What is the practical effect of this tactic of associating refugee families with images of danger and threat? Why is Trump inciting fear and anger? Because by doing so, he can cultivate a sense of vulnerability that can move people to seek the safety of a ‘strong’ leader to compensate for the feelings of insecurity that they feel. He’s literally arousing the fight-or-flight response by activating the sympathetic nervous system in his listeners in order to override their reason and make them turn to him out of fear.

It’s a patent form of emotional manipulation that is  designed to prevent the cultivation of discernment by eclipsing it behind states of heightened emotional arousal. “Scare them into voting” is the essential principle behind this tactic in its bluntest form.

Trump goes on to paint the Obama administration as a gang of incompetent buffoons who don’t know what they are doing, and who have failed to keep “us” safe from the alleged menace of refugees “we know nothing about.” The combination of the activation of fear from the previous images and this framing of the current leaders as incompetent generates another emotion: anger, anger at “our leaders” for not doing their jobs, anger at their incompetence, anger at their failure to keep “me” and “us” safe from “them.”

The combination of anger and fear is a potent admixture of irrational passion that can evoke a sense of nationalistic, ethnocentric solidarity to the exclusion of all “others.” It’s the same blind, hate and fear-driven patriotism that Trump has often used before via frequent appeals to emotion instead of reason to fuel his campaign, such as his statement of Mexican immigrants that “they’re rapists.”

This is classical demagoguery, hate, prejudice, and fear-inciting, and vilely manipulative Fascist-esque rhetoric at its worst. It is the polar opposite of both compassion and any kind of empathic understanding for the plight of others. As both the best of science and spirituality attest, human beings are enmeshed in complex and unfathomably vast networks of interdependent interrelationships. We are all connected, all affected by what happens to any of us.

We share the same kinds of emotions, the same troublesome thoughts, the same hopes, the same capacity for both kindness and cruelty, violence and compassion. Let us not allow ourselves to be blindly led by the manipulative moves of politicians like Donald Trump. Let us not allow ourselves to buy into the illusions of separation and disconnection. Nonduality means not-two. Americans, Canadians, people of other nations, and Syrian refugees are not-two, not separate from one another. We face challenges together, strive to overcome together, and together, we can offer healing and support where people like Donald Trump would have us offer violence and hatred.

Dear friends who still face dangers in Syria, dear refugees who continue to struggle in Canada, the United States, Europe, Lebanon, and countless other places, please know that we do not all buy into the rhetoric of hatred. Please know that I see you as my brothers and sisters. I have nothing but love for you and will continue to advocate for you as best I can. My hope is that we citizens of the world can continue to come together to cultivate discernment, compassion, understanding, and support for one another. I see and respect your struggles, dear friends. Please nurture your hope and know that you are welcome here.

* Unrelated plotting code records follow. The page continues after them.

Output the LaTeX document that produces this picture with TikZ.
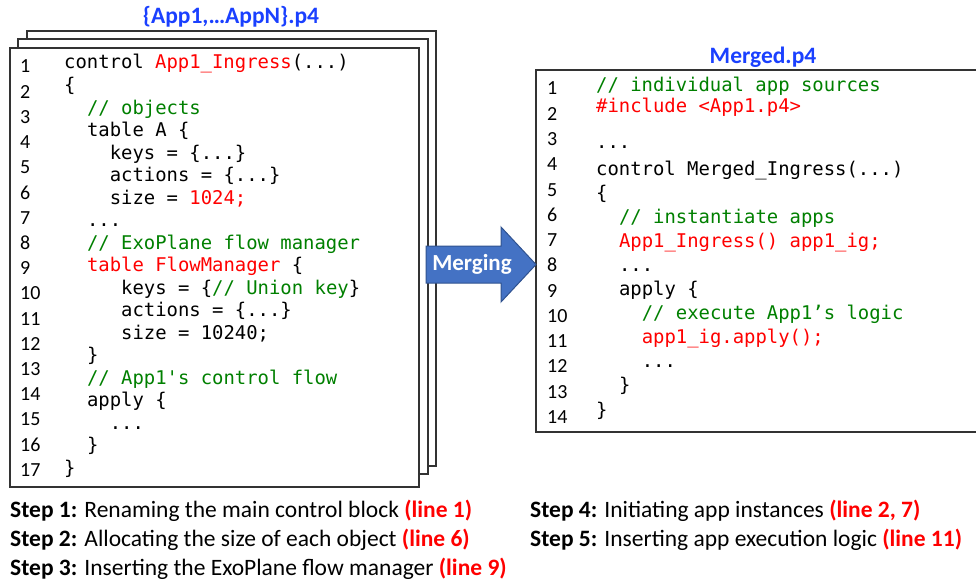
\documentclass[tikz,border=0pt]{standalone}
\usepackage{fontspec}
\setmainfont{Carlito}
\newfontfamily\codefont{DejaVu Sans Mono}[Ligatures=TeXOff]

\definecolor{codered}{RGB}{255,0,0}
\definecolor{codegreen}{RGB}{0,128,0}
\definecolor{titleblue}{RGB}{26,64,255}
\definecolor{arrowfill}{HTML}{4472C4}
\definecolor{arrowdraw}{HTML}{2F528F}
\definecolor{boxgray}{HTML}{333333}

\tikzset{
  filebox/.style={draw=boxgray, line width=1.5pt, fill=white},
  codeline/.style={anchor=base west, inner sep=0pt, font=\codefont\fontsize{18.9}{22}\selectfont},
  lineno/.style={anchor=base west, inner sep=0pt, font=\fontsize{20}{22}\selectfont},
  filetitle/.style={inner sep=0pt, text=titleblue, font=\fontsize{23.5}{26}\selectfont\bfseries},
  stepline/.style={anchor=base west, inner sep=0pt, font=\fontsize{23.5}{26}\selectfont},
  blockarrow/.style={fill=arrowfill, draw=arrowdraw, line width=1pt},
}
\newcommand{\redtxt}[1]{\textcolor{codered}{#1}}
\newcommand{\greentxt}[1]{\textcolor{codegreen}{#1}}
\newcommand{\stepref}[1]{\textcolor{codered}{\bfseries #1}}

\begin{document}
\begin{tikzpicture}[x=1pt, y=-1pt]
\useasboundingbox (0,0) rectangle (976,583);
\clip (0,0) rectangle (976,583);

% stacked source files
\draw[filebox] (27,31) rectangle (436,466);
\draw[filebox] (18,39) rectangle (428,474);
\draw[filebox] (10,48) rectangle (419,487);
\node[filetitle] (srctitle) at (231,17) {\{App1,…AppN\}.p4};

% line numbers of the source file
\foreach \n in {1,...,17}
  \node[lineno] (ln\n) at (20,{73+25.2*(\n-1)}) {\n};

% source file code (column width 11.4, line pitch 22.5)
\node[codeline] (lc0)  at ({64+11.4*0},{69+22.5*0})  {control \redtxt{App1\_Ingress}(...)};
\node[codeline] (lc1)  at ({64+11.4*0},{69+22.5*1})  {\{};
\node[codeline] (lc2)  at ({64+11.4*2},{69+22.5*2})  {\greentxt{// objects}};
\node[codeline] (lc3)  at ({64+11.4*2},{69+22.5*3})  {table A \{};
\node[codeline] (lc4)  at ({64+11.4*4},{69+22.5*4})  {keys = \{...\}};
\node[codeline] (lc5)  at ({64+11.4*4},{69+22.5*5})  {actions = \{...\}};
\node[codeline] (lc6)  at ({64+11.4*4},{69+22.5*6})  {size = \redtxt{1024;}};
\node[codeline] (lc7)  at ({64+11.4*2},{69+22.5*7})  {...};
\node[codeline] (lc8)  at ({64+11.4*2},{69+22.5*8})  {\greentxt{// ExoPlane flow manager}};
\node[codeline] (lc9)  at ({64+11.4*2},{69+22.5*9})  {\redtxt{table FlowManager} \{};
\node[codeline] (lc10) at ({64+11.4*5},{69+22.5*10}) {keys = \{\greentxt{// Union key}\}};
\node[codeline] (lc11) at ({64+11.4*5},{69+22.5*11}) {actions = \{...\}};
\node[codeline] (lc12) at ({64+11.4*5},{69+22.5*12}) {size = 10240;};
\node[codeline] (lc13) at ({64+11.4*2},{69+22.5*13}) {\}};
\node[codeline] (lc14) at ({64+11.4*2},{69+22.5*14}) {\greentxt{// App1's control flow}};
\node[codeline] (lc15) at ({64+11.4*2},{69+22.5*15}) {apply \{};
\node[codeline] (lc16) at ({64+11.4*4},{69+22.5*16}) {...};
\node[codeline] (lc17) at ({64+11.4*2},{69+22.5*17}) {\}};
\node[codeline] (lc18) at ({64+11.4*0},{69+22.5*18}) {\}};

% merged file
\draw[filebox] (536,70) rectangle (990,432);
\node[filetitle] (mrgtitle) at (763,57) {Merged.p4};

\foreach \n in {1,...,14}
  \node[lineno] (rn\n) at (547,{95+25.25*(\n-1)}) {\n};

% merged file code: header lines, then a pitch of 24.1 from line 5 on
\node[codeline] (rc0)  at ({596+11.4*0},91.5) {\greentxt{// individual app sources}};
\node[codeline] (rc1)  at ({596+11.4*0},113)  {\redtxt{\#include <App1.p4>}};
\node[codeline] (rc3)  at ({596+11.4*0},148)  {...};
\node[codeline] (rc4)  at ({596+11.4*0},{175+24.1*0})  {control Merged\_Ingress(...)};
\node[codeline] (rc5)  at ({596+11.4*0},{175+24.1*1})  {\{};
\node[codeline] (rc6)  at ({596+11.4*2},{175+24.1*2})  {\greentxt{// instantiate apps}};
\node[codeline] (rc7)  at ({596+11.4*2},{175+24.1*3})  {\redtxt{App1\_Ingress() app1\_ig;}};
\node[codeline] (rc8)  at ({596+11.4*2},{175+24.1*4})  {...};
\node[codeline] (rc9)  at ({596+11.4*2},{175+24.1*5})  {apply \{};
\node[codeline] (rc10) at ({596+11.4*4},{175+24.1*6})  {\greentxt{// execute App1’s logic}};
\node[codeline] (rc11) at ({596+11.4*4},{175+24.1*7})  {\redtxt{app1\_ig.apply();}};
\node[codeline] (rc12) at ({596+11.4*4},{175+24.1*8})  {...};
\node[codeline] (rc13) at ({596+11.4*2},{175+24.1*9})  {\}};
\node[codeline] (rc14) at ({596+11.4*0},{175+24.1*10}) {\}};

% merging block arrow
\draw[blockarrow] (426,246) -- (501,246) -- (501,227) -- (536,264.5)
  -- (501,302) -- (501,283) -- (426,283) -- cycle;
\node[inner sep=0pt, text=white, font=\fontsize{23}{26}\selectfont\bfseries] (merging) at (472,264) {Merging};

% step descriptions
\node[stepline] (step1) at (10,517) {\textbf{Step 1:} Renaming the main control block \stepref{(line 1)}};
\node[stepline] (step2) at (10,546) {\textbf{Step 2:} Allocating the size of each object \stepref{(line 6)}};
\node[stepline] (step3) at (10,575) {\textbf{Step 3:} Inserting the ExoPlane flow manager \stepref{(line 9)}};
\node[stepline] (step4) at (530,517) {\textbf{Step 4:} Initiating app instances \stepref{(line 2, 7)}};
\node[stepline] (step5) at (530,546) {\textbf{Step 5:} Inserting app execution logic \stepref{(line 11)}};
\end{tikzpicture}
\end{document}
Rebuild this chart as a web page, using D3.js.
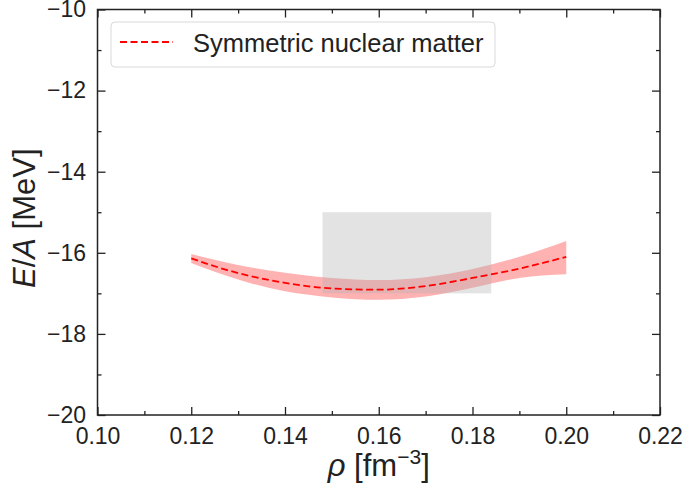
<!DOCTYPE html>
<html>
<head>
<meta charset="utf-8">
<script src="https://cdn.jsdelivr.net/npm/d3@7"></script>
<style>
  body { margin: 0; background: #fff; }
  text { font-family: "Liberation Sans", Arial, sans-serif; fill: #222; }
</style>
</head>
<body>
<div id="chart"></div>
<script>
// data
let rho = [0.12, 0.13, 0.14, 0.15, 0.16, 0.17, 0.18, 0.19, 0.20];
let eCenter = [-16.14, -16.50, -16.74, -16.88, -16.91, -16.82, -16.62, -16.39, -16.10];
let eUpper = [-16.03, -16.30, -16.49, -16.62, -16.67, -16.60, -16.40, -16.10, -15.71];
let eLower = [-16.25, -16.66, -16.95, -17.10, -17.16, -17.08, -16.86, -16.62, -16.53];
// empirical saturation box
let boxRho = [0.148, 0.184];
let boxE = [-17, -15];
let xTicks = [0.10, 0.12, 0.14, 0.16, 0.18, 0.20, 0.22];
let yTicks = [-20, -18, -16, -14, -12, -10];
let legendLabel = "Symmetric nuclear matter";

let svgWidth = 685;
let svgHeight = 489;
let margin = { top: 9.5, right: 25, bottom: 74, left: 97.5 };
let width = svgWidth - margin.left - margin.right;
let height = svgHeight - margin.top - margin.bottom;

let svg = d3.select("#chart")
    .append("svg")
    .attr("width", svgWidth)
    .attr("height", svgHeight);

let chartGroup = svg.append("g")
    .attr("transform", `translate(${margin.left}, ${margin.top})`);

let xScale = d3.scaleLinear().domain([0.10, 0.22]).range([0, width]);
let yScale = d3.scaleLinear().domain([-20, -10]).range([height, 0]);

let rows = rho.map((r, i) => ({ r: r, c: eCenter[i], lo: eLower[i], hi: eUpper[i] }));

// band
let band = d3.area()
    .x(d => xScale(d.r))
    .y0(d => yScale(d.lo))
    .y1(d => yScale(d.hi))
    .curve(d3.curveMonotoneX);

chartGroup.append("path")
    .datum(rows)
    .attr("d", band)
    .attr("fill", "#ff0000")
    .attr("fill-opacity", 0.3);

// gray box
chartGroup.append("rect")
    .attr("x", xScale(boxRho[0]))
    .attr("y", yScale(boxE[1]))
    .attr("width", xScale(boxRho[1]) - xScale(boxRho[0]))
    .attr("height", yScale(boxE[0]) - yScale(boxE[1]))
    .attr("fill", "#b0b0b0")
    .attr("fill-opacity", 0.35);

// center line
let line = d3.line()
    .x(d => xScale(d.r))
    .y(d => yScale(d.c))
    .curve(d3.curveMonotoneX);

chartGroup.append("path")
    .datum(rows)
    .attr("d", line)
    .attr("fill", "none")
    .attr("stroke", "#ff0000")
    .attr("stroke-width", 1.8)
    .attr("stroke-dasharray", "7,3.5");

// axes with inward ticks
let xMinor = d3.range(0.11, 0.22, 0.02);
let yMinor = d3.range(-19, -10, 2);

function drawAxis(axis, transform) {
    let g = chartGroup.append("g").attr("transform", transform).call(axis);
    g.select(".domain").remove();
    g.selectAll("line").attr("stroke", "#222").attr("stroke-width", 1.3);
    return g;
}

let bottomAxis = d3.axisBottom(xScale).tickValues(xTicks).tickSizeInner(-8).tickFormat(d3.format(".2f"));
let gx = drawAxis(bottomAxis, `translate(0, ${height})`);
gx.selectAll("text").attr("font-size", "23px").attr("dy", 0).attr("y", 28.5);

drawAxis(d3.axisBottom(xScale).tickValues(xMinor).tickSizeInner(-4).tickFormat(""), `translate(0, ${height})`);
drawAxis(d3.axisTop(xScale).tickValues(xTicks).tickSizeInner(-8).tickFormat(""), "translate(0,0)");
drawAxis(d3.axisTop(xScale).tickValues(xMinor).tickSizeInner(-4).tickFormat(""), "translate(0,0)");

let leftAxis = d3.axisLeft(yScale).tickValues(yTicks).tickSizeInner(-8).tickFormat(d => "\u2212" + Math.abs(d));
let gy = drawAxis(leftAxis, "translate(0,0)");
gy.selectAll("text").attr("font-size", "23px").attr("x", -11.5);

drawAxis(d3.axisLeft(yScale).tickValues(yMinor).tickSizeInner(-4).tickFormat(""), "translate(0,0)");
drawAxis(d3.axisRight(yScale).tickValues(yTicks).tickSizeInner(-8).tickFormat(""), `translate(${width},0)`);
drawAxis(d3.axisRight(yScale).tickValues(yMinor).tickSizeInner(-4).tickFormat(""), `translate(${width},0)`);

// frame
chartGroup.append("rect")
    .attr("width", width)
    .attr("height", height)
    .attr("fill", "none")
    .attr("stroke", "#222")
    .attr("stroke-width", 1.5);

// axis labels
let yLab = chartGroup.append("text")
    .attr("transform", `translate(${-62.5}, ${height / 2 + 6}) rotate(-90)`)
    .attr("text-anchor", "middle")
    .attr("font-size", "31px");
yLab.append("tspan").attr("font-style", "italic").text("E");
yLab.append("tspan").text("/");
yLab.append("tspan").attr("font-style", "italic").text("A");
yLab.append("tspan").text(" [MeV]");

let xLab = chartGroup.append("text")
    .attr("x", width / 2)
    .attr("y", height + 61)
    .attr("text-anchor", "middle")
    .attr("font-size", "31px");
xLab.append("tspan").attr("font-style", "italic").text("\u03c1");
xLab.append("tspan").text(" [fm");
xLab.append("tspan").attr("font-size", "21px").attr("dy", "-12").text("\u22123");
xLab.append("tspan").attr("dy", "12").text("]");

// legend
let legend = chartGroup.append("g").attr("transform", "translate(13.5, 12.5)");
legend.append("rect")
    .attr("width", 384)
    .attr("height", 45)
    .attr("rx", 4)
    .attr("fill", "#fff")
    .attr("fill-opacity", 0.8)
    .attr("stroke", "#d9d9d9")
    .attr("stroke-width", 1);
legend.append("line")
    .attr("x1", 9).attr("x2", 62)
    .attr("y1", 20).attr("y2", 20)
    .attr("stroke", "#ff0000")
    .attr("stroke-width", 1.8)
    .attr("stroke-dasharray", "7,3.5");
legend.append("text")
    .attr("x", 82)
    .attr("y", 30)
    .attr("font-size", "25.5px")
    .text(legendLabel);
</script>
</body>
</html>
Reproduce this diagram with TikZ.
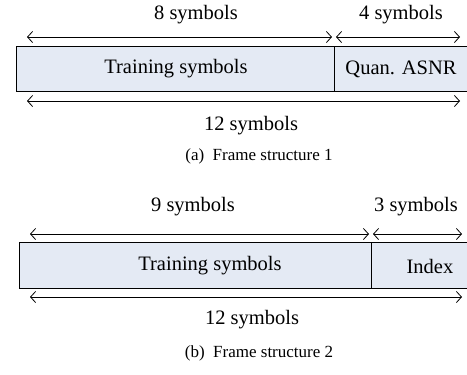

None can divide those who join in understanding and compassion. As the great Syrian poet Nizar Qabbani, once wrote “our enemies did not cross our borders; they crept through our weaknesses like ants.” We find strength together. If we remain solidly grounded in the strength of our felt unity to one another, no rhetorical ants can creep into our hearts and inject division where connection reigns. And so it will continue to reign within us so long as we remain attuned to one another and engaged in building bridges while others try–and fail–to burn them.